I hope some of you will go back and re-read some of the posts... and just think about the damages that could have happened had you done what some proposed to do.. POUND ON THE DOORS,,, DEMAND A RESPONSE,, CALL THE COPS,, THE SPCA...
Good grief people,,, how many of you are a member of the clubs and have paid their dues to the organizations that have lobbied and put in months and months of work into what we have today?,, The ability to ship lives across the United States?
This is a priviledge folks,,,, and sometimes things don't always work to the benefit of the birds being shipped,,, but,,, these are real people doing the shipping,,,not robots...they mess up... 
I belong to about 15 different pigeon groups and 5 different forums,,, not one person on there would ever suggest what you all have suggested,,, you know why?,,, its not because they don't care about the birds,,, its because we have no alternative and we have to accept human error...
And,,, we all know there are folks who belong to extremist groups that work for the Post Office... They would like nothing better than to never see a live bird shipped across the US as we know it...
We have an unwritten agreement,,,, if things don't work out the way you hope,,, never,, ever complain,,, never ever ask for your money back,,,
Smile,,,always to your Post Office patron,, you need them on your side,,, get them all in a huff,,, and you will forever have that one individual fighting against you forever... and that does what??


My POV... think about it
Gary h.


----------



## Charis (Feb 11, 2007)

Gary.
I'm thrilled the birds are ok. I spent a sleepless night worrying about them. It's just the way I am. I hate shipping birds. It makes me very nervous.
I would not change one single post I wrote in this thread.


----------



## feralpigeon (Feb 14, 2005)

Royaltypigeon said:


> .....
> ... think about it
> Gary h.


I did before I spoke. I understand your point of view. There is more than
one frame of reference to look at this from.

fp


----------



## gldpjy2 (Jul 9, 2007)

When I wrote my original post, I was feeling as a mother does for a child that is missing.
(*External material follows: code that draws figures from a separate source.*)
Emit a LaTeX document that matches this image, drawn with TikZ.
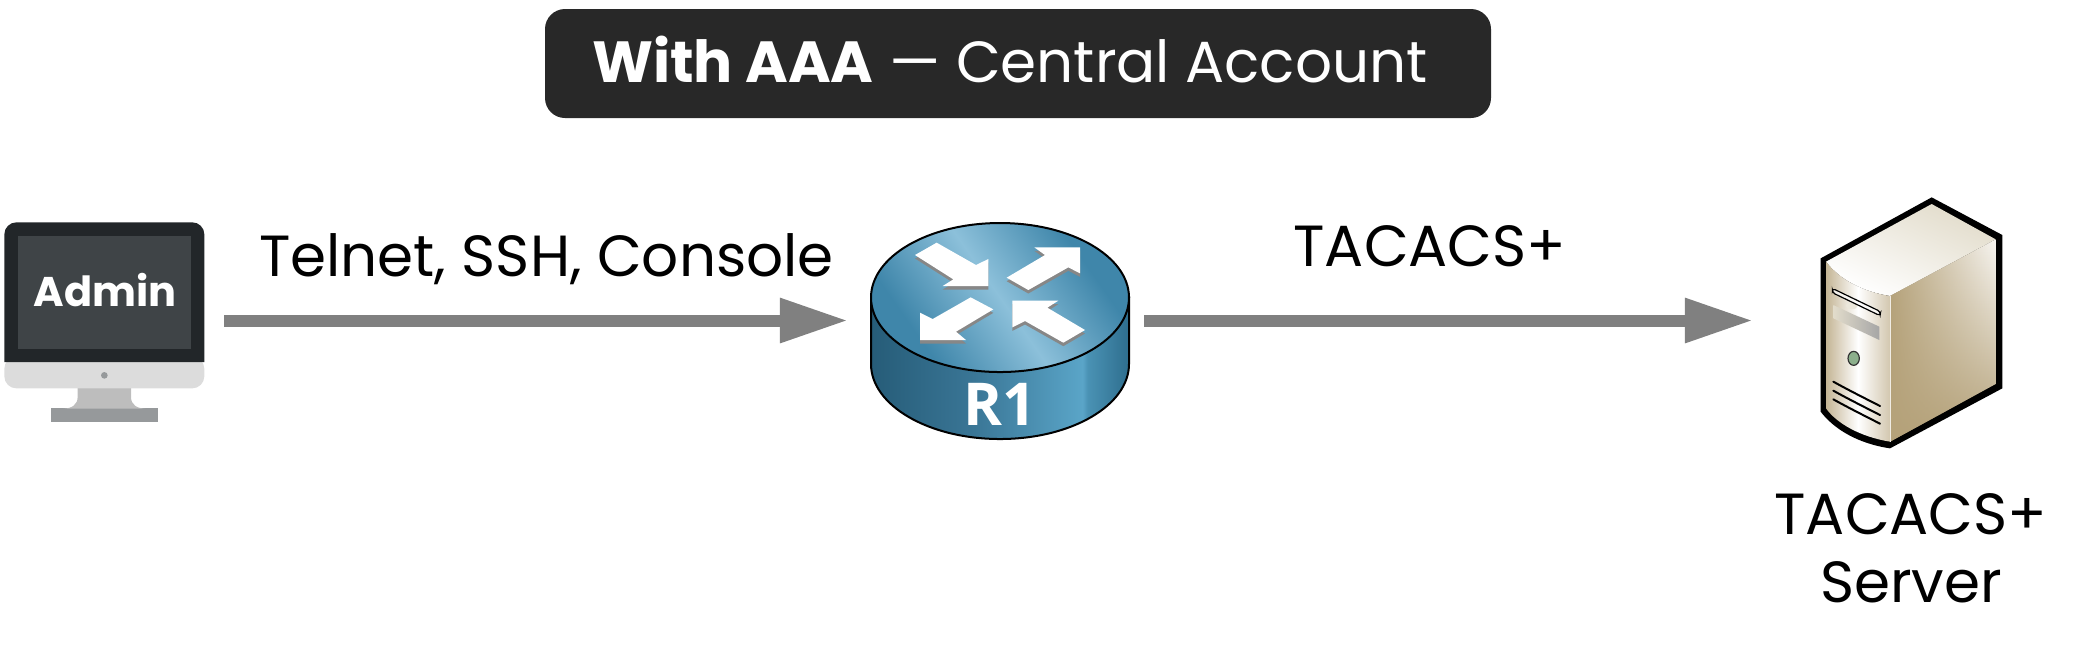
\documentclass[tikz,border=0pt]{standalone}
\usepackage{fontspec}
\setmainfont{Poppins}
\newfontfamily\labelfont{Open Sans}
\usetikzlibrary{arrows.meta,fadings}
\definecolor{boxdark}{HTML}{282828}
\definecolor{linkgray}{HTML}{808080}
\definecolor{bezel}{HTML}{222629}
\definecolor{panel}{HTML}{3F4447}
\definecolor{chin}{HTML}{DCDCDC}
\definecolor{neck}{HTML}{BDBDBD}
\definecolor{foot}{HTML}{96999B}
\definecolor{tan}{HTML}{B5A27A}
\definecolor{cream}{HTML}{E2DCCB}
\definecolor{sidea}{HTML}{265C78}
\definecolor{sideb}{HTML}{3A7696}
\definecolor{sidec}{HTML}{5AA5C8}
\definecolor{sided}{HTML}{4A92B4}
\definecolor{sidee}{HTML}{2E6E8E}
\definecolor{topdark}{HTML}{3F86AA}
\definecolor{toplight}{HTML}{8CC0DA}
\pgfdeclarehorizontalshading{routerside}{100bp}{color(0bp)=(sidea);color(25bp)=(sidea);color(45bp)=(sideb);color(66bp)=(sidec);color(67bp)=(sided);color(75bp)=(sidee);color(100bp)=(sidee)}
\pgfdeclareverticalshading{routertop}{100bp}{color(0bp)=(topdark);color(29bp)=(topdark);color(50bp)=(toplight);color(71bp)=(topdark);color(100bp)=(topdark)}
\tikzset{
  iconbox/.style={inner sep=0pt,outer sep=0pt},
  linkarrow/.style={linkgray,line width=0.12cm,-{Triangle[length=0.68cm,width=0.42cm]}},
  linktext/.style={inner sep=0pt,font=\fontsize{16.5}{20}\selectfont},
  chevron/.style={fill=white},
  chevronshadow/.style={fill=black!47}
}
\begin{document}
\begin{tikzpicture}[x=0.01cm,y=-0.01cm]
    \useasboundingbox (0,0) rectangle (2081,653);
    \node [iconbox,minimum width=200*0.01cm,minimum height=200*0.01cm] (admin) at (104,320.5) {};
    \node [iconbox,minimum width=258*0.01cm,minimum height=216*0.01cm] (router) at (1000,320.5) {};
    \node [iconbox,minimum width=181*0.01cm,minimum height=250*0.01cm] (server) at (1911.5,320.5) {};
    % title
    \node [fill=boxdark,rounded corners=0.2cm,minimum width=946*0.01cm,minimum height=109*0.01cm,inner sep=0pt,text=white,font=\fontsize{16.5}{20}\selectfont] (title) at (1018,63.5) {\raisebox{-0.185cm}[0pt][0pt]{\textbf{With AAA} --- Central Account}\hspace{0.16cm}\null};
    % admin monitor
    \begin{scope}[shift={(0,200)},x=0.01cm/3,y=-0.01cm/3]
        \fill [foot] (153,625) rectangle (473,667);
        \fill [neck] (233,560) -- (233,590) .. controls (233,615) and (215,625) .. (190,626) -- (436,626) .. controls (411,625) and (393,615) .. (393,590) -- (393,560) -- cycle;
        \fill [chin,rounded corners=0.12cm] (13,470) -- (13,565) -- (613,565) -- (613,470) -- cycle;
        \fill [bezel,rounded corners=0.12cm] (13,486) [sharp corners] -- (13,300) [rounded corners=0.12cm] -- (13,67) -- (613,67) -- (613,300) [sharp corners] -- (613,486) -- cycle;
        \fill [panel] (53,107) rectangle (573,447);
        \fill [foot] (313,526) circle (10);
    \end{scope}
    \node [inner sep=0pt,text=white,font=\bfseries\fontsize{11.8}{14}\selectfont] (admintext) at (105,290.5) {Admin};
    % router
    \path [draw=black,line width=0.02cm,shading=routerside] (871,297) -- (871,364) arc [start angle=180,end angle=0,x radius=129,y radius=75] -- (1129,297) -- cycle;
    \path [draw=black,line width=0.02cm,shading=routertop,shading angle=-55] (1000,297.5) ellipse [x radius=129,y radius=74.5];
    \begin{scope}[shift={(850,210)},x=0.01cm/3,y=-0.01cm/3]
        \foreach \tipshape in {
            {(195,135) -- (260,98) -- (378,165) -- (415,147) -- (415,228) -- (278,228) -- (310,208) -- cycle},
            {(470,203) -- (585,135) -- (553,112) -- (690,112) -- (690,190) -- (655,172) -- (535,240) -- cycle},
            {(210,308) -- (248,327) -- (362,262) -- (430,298) -- (318,365) -- (348,390) -- (210,390) -- cycle},
            {(487,272) -- (625,272) -- (592,293) -- (705,360) -- (640,398) -- (525,333) -- (487,352) -- cycle}} {
            \fill [chevronshadow,yshift=-0.035cm] \tipshape;
            \fill [chevron] \tipshape;
        }
    \end{scope}
    \node [inner sep=0pt,text=white,font=\labelfont\bfseries\fontsize{16.8}{18}\selectfont] (routertext) at (1000,404) {R1};
    % server
    \begin{scope}[shift={(1790,180)},x=0.01cm/3,y=-0.01cm/3]
        \fill [black] (425,52) -- (637,165) -- (637,625) -- (300,805) .. controls (200,790) and (130,745) .. (92,695) -- (92,235) -- cycle;
        \path [top color=cream,bottom color=white,shading angle=-25] (425,72) -- (617,178) -- (300,348) .. controls (220,335) and (150,300) .. (108,245) -- cycle;
        \path [left color=tan!80!white,right color=tan!60!white,middle color=white] (108,245) .. controls (150,300) and (220,335) .. (300,348) -- (300,785) .. controls (210,770) and (140,730) .. (108,685) -- cycle;
        \path [top color=white!90!tan,bottom color=tan] (300,348) -- (617,178) -- (617,612) -- (300,785) -- cycle;
        \fill [tan,path fading=east] (300,348) -- (617,178) -- (617,612) -- (300,785) -- cycle;
        \draw [white!80!tan,line width=0.01cm] (300,348) -- (300,785);
        \fill [cream!70!white] (185,377) ellipse [x radius=18,y radius=11];
        \draw [black,fill=white,fill opacity=0.7,line width=0.012cm,rounded corners=0.03cm] (127,325) -- (272,395) -- (270,407) -- (127,338) -- cycle;
        \path [left color=cream,right color=black!35] (130,375) -- (268,440) -- (268,480) -- (130,415) -- cycle;
        \draw [black!80,fill=green!30!black!45,line width=0.012cm] (191,535) ellipse [x radius=17,y radius=21];
        \foreach \venty in {605,632,658} {
            \draw [black,line width=0.02cm,line cap=round] (130,\venty) .. controls (175,\venty+25) and (225,\venty+50) .. (270,\venty+73);
        }
    \end{scope}
    % connectors
    \draw [linkarrow,shorten <=20*0.01cm,shorten >=23*0.01cm] (admin.east) -- (router.west);
    \draw [linkarrow,shorten <=15*0.01cm,shorten >=68*0.01cm] (router.east) -- (server.west);
    \node [linktext] (leftlabel) at (546.5,259) {Telnet, SSH, Console};
    \node [linktext] (rightlabel) at (1430,246) {TACACS+};
    \node [linktext,align=center,font=\fontsize{16.5}{19.4}\selectfont] (servertext) at (1911,548) {TACACS+\\Server};
\end{tikzpicture}
\end{document}
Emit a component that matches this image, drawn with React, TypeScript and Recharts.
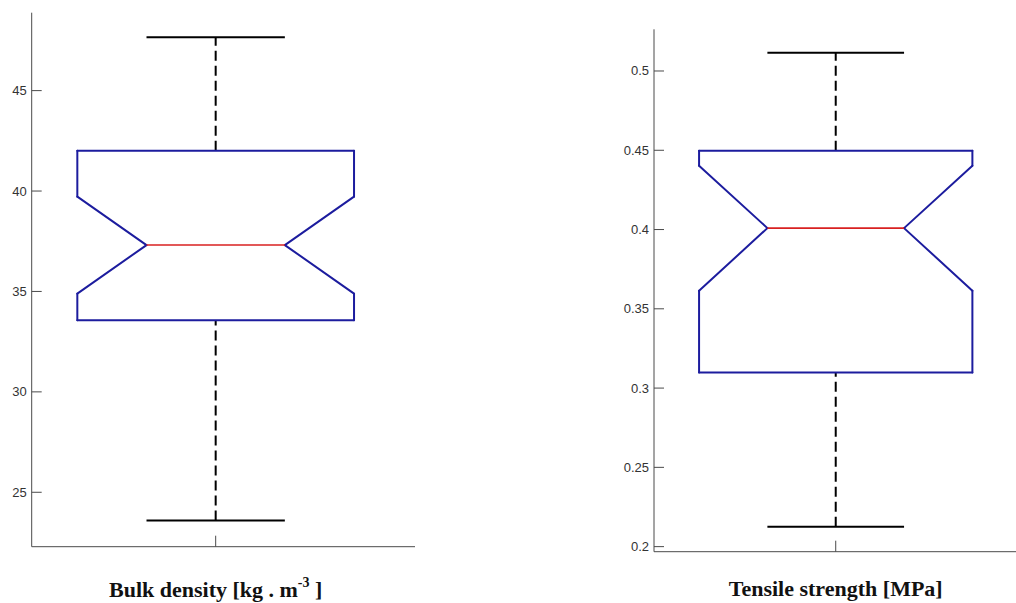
import { ComposedChart, ReferenceLine, XAxis, YAxis } from 'recharts';

// box statistics: lower whisker, Q1, lower notch, median, upper notch, Q3, upper whisker
const BULK_DENSITY = [23.59, 33.57, 34.89, 37.31, 39.72, 42.0, 47.66];
const TENSILE_STRENGTH = [0.2126, 0.3098, 0.3614, 0.4009, 0.4403, 0.4497, 0.5115];

const BULK_TICKS = [25, 30, 35, 40, 45];
const TENSILE_TICKS = [0.2, 0.25, 0.3, 0.35, 0.4, 0.45, 0.5];

const BULK_LIMITS = [22.29, 48.88];
const TENSILE_LIMITS = [0.1968, 0.5263];

const BLUE = '#1c1c9e';
const RED = '#d82020';
const AXIS = '#4a4a4a';
const HALF_BOX = 0.376;

type Pt = { x: number; y: number };

function boxParts(s: number[]) {
  const [lo, q1, nLo, med, nHi, q3, hi] = s;
  const w = HALF_BOX;
  const outline: Pt[] = [
    { x: 1 - w, y: q1 },
    { x: 1 - w, y: nLo },
    { x: 1 - w / 2, y: med },
    { x: 1 - w, y: nHi },
    { x: 1 - w, y: q3 },
    { x: 1 + w, y: q3 },
    { x: 1 + w, y: nHi },
    { x: 1 + w / 2, y: med },
    { x: 1 + w, y: nLo },
    { x: 1 + w, y: q1 },
    { x: 1 - w, y: q1 },
  ];
  const edges = outline.slice(1).map((p, i) => [outline[i], p] as [Pt, Pt]);
  return {
    edges,
    whiskers: [
      [{ x: 1, y: q3 }, { x: 1, y: hi }],
      [{ x: 1, y: lo }, { x: 1, y: q1 }],
    ] as [Pt, Pt][],
    caps: [
      [{ x: 1 - w / 2, y: hi }, { x: 1 + w / 2, y: hi }],
      [{ x: 1 - w / 2, y: lo }, { x: 1 + w / 2, y: lo }],
    ] as [Pt, Pt][],
    median: [{ x: 1 - w / 2, y: med }, { x: 1 + w / 2, y: med }] as [Pt, Pt],
  };
}

const YTick = (props: any) => {
  const { x, y, payload } = props;
  return (
    <g>
      <line x1={x} x2={x + 10} y1={y} y2={y} stroke={AXIS} />
      <text
        x={x - 5}
        y={y}
        dy={4.5}
        textAnchor="end"
        fontSize={13}
        fill="#333"
        fontFamily="'Liberation Sans', Arial, sans-serif"
      >
        {payload.value}
      </text>
    </g>
  );
};

const XTick = (props: any) => {
  const { x, y } = props;
  return <line x1={x} x2={x} y1={y} y2={y - 11} stroke={AXIS} />;
};

function BoxPanel({
  stats,
  ticks,
  limits,
  xMax,
  width,
  left,
  top,
  plotBottom,
  yAxisWidth,
  right,
  labelGap,
  title,
}: {
  stats: number[];
  ticks: number[];
  limits: number[];
  xMax: number;
  width: number;
  left: number;
  top: number;
  plotBottom: number;
  yAxisWidth: number;
  right: number;
  labelGap: number;
  title: React.ReactNode;
}) {
  const parts = boxParts(stats);
  const height = 603;
  const xMin = 0.5;
  const frac = (1 - xMin) / (xMax - xMin);
  return (
    <div style={{ position: 'absolute', left, top: 0, width, height }}>
      <ComposedChart
        width={width}
        height={height}
        data={[]}
        margin={{ top, right, bottom: 0, left: 0 }}
      >
        <XAxis
          type="number"
          dataKey="x"
          domain={[xMin, xMax]}
          ticks={[1]}
          allowDataOverflow
          height={height - plotBottom}
          stroke={AXIS}
          tickSize={0}
          tickMargin={0}
          tickLine={false}
          tick={<XTick />}
          label={{
            content: (p: any) => {
              const vb = p.viewBox;
              return (
                <text
                  x={vb.x + vb.width * frac}
                  y={vb.y + labelGap}
                  textAnchor="middle"
                  fontSize={22}
                  fontWeight="bold"
                  fill="#111"
                  fontFamily="'Liberation Serif', 'Times New Roman', serif"
                >
                  {title}
                </text>
              );
            },
          }}
        />
        <YAxis
          type="number"
          domain={limits}
          ticks={ticks}
          interval={0}
          allowDataOverflow
          width={yAxisWidth}
          stroke={AXIS}
          tickSize={0}
          tickMargin={0}
          tickLine={false}
          tick={<YTick />}
        />
        {parts.whiskers.map((seg, i) => (
          <ReferenceLine
            key={`w${i}`}
            segment={seg}
            stroke="#000"
            strokeWidth={2}
            strokeDasharray="10 5"
            ifOverflow="visible"
          />
        ))}
        {parts.caps.map((seg, i) => (
          <ReferenceLine
            key={`c${i}`}
            segment={seg}
            stroke="#000"
            strokeWidth={2}
            ifOverflow="visible"
          />
        ))}
        {parts.edges.map((seg, i) => (
          <ReferenceLine
            key={`b${i}`}
            segment={seg}
            stroke={BLUE}
            strokeWidth={2}
            strokeLinecap="round"
            ifOverflow="visible"
          />
        ))}
        <ReferenceLine
          segment={parts.median}
          stroke={RED}
          strokeWidth={1.6}
          ifOverflow="visible"
        />
      </ComposedChart>
    </div>
  );
}

export default function App() {
  return (
    <div
      style={{
        position: 'absolute',
        left: 0,
        top: 0,
        width: 1016,
        height: 603,
        overflow: 'hidden',
        background: '#fff',
      }}
    >
      <BoxPanel
        stats={BULK_DENSITY}
        ticks={BULK_TICKS}
        limits={BULK_LIMITS}
        xMax={1.5417}
        width={430}
        left={0}
        top={12.7}
        plotBottom={546.7}
        yAxisWidth={31.7}
        right={15}
        labelGap={50}
        title={
          <>
            Bulk density [kg . m
            <tspan dy={-10} fontSize={14}>
              -3
            </tspan>
            <tspan dy={10}> ]</tspan>
          </>
        }
      />
      <BoxPanel
        stats={TENSILE_STRENGTH}
        ticks={TENSILE_TICKS}
        limits={TENSILE_LIMITS}
        xMax={1.496}
        width={416}
        left={600}
        top={29.3}
        plotBottom={551.7}
        yAxisWidth={54}
        right={0}
        labelGap={44.3}
        title="Tensile strength [MPa]"
      />
    </div>
  );
}
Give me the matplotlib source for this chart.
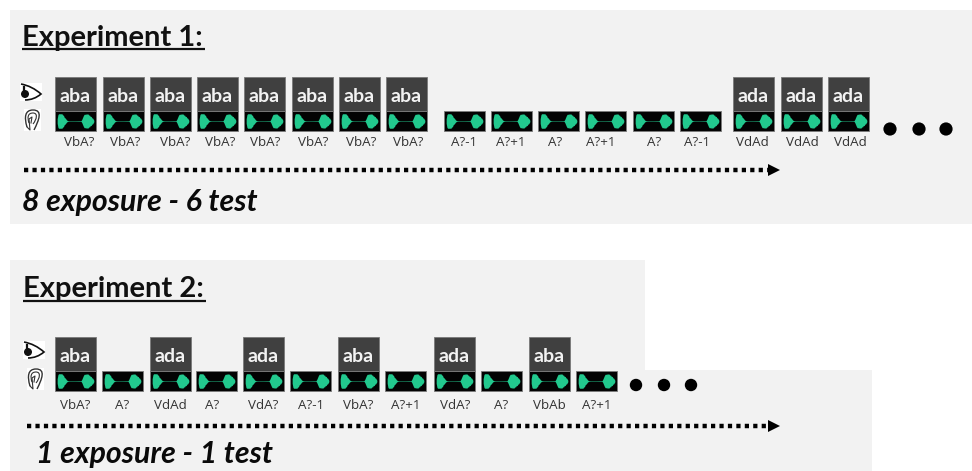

My heart hurt inside because I sent them on a trip that seemed to be taking too long. I was not angry at the postal system itself. I felt as any mother does when their child is in danger somehow. I may have been a little over the top in my original post but only because I felt helpless, and fustrated not knowing WHERE they were and why it was taking so long. I am sorry if this was any misreading of the post. I just needed to have a way to release my concern and to request others to pray for them while they were on their trip. Negative comments were not requested for my post. I only wanted to have the community of pigeon care givers out there to pray for my babies. Thanks to the friends that showed their concern in caring ways. 
Sincerely, 
In final closure on 8/7/07 
gldpjy2


----------



## Royaltypigeon (May 22, 2005)

Charis said:


> Gary.
> I'm thrilled the birds are ok. I spent a sleepless night worrying about them. It's just the way I am. I hate shipping birds. It makes me very nervous.
> I would not change one single post I wrote in this thread.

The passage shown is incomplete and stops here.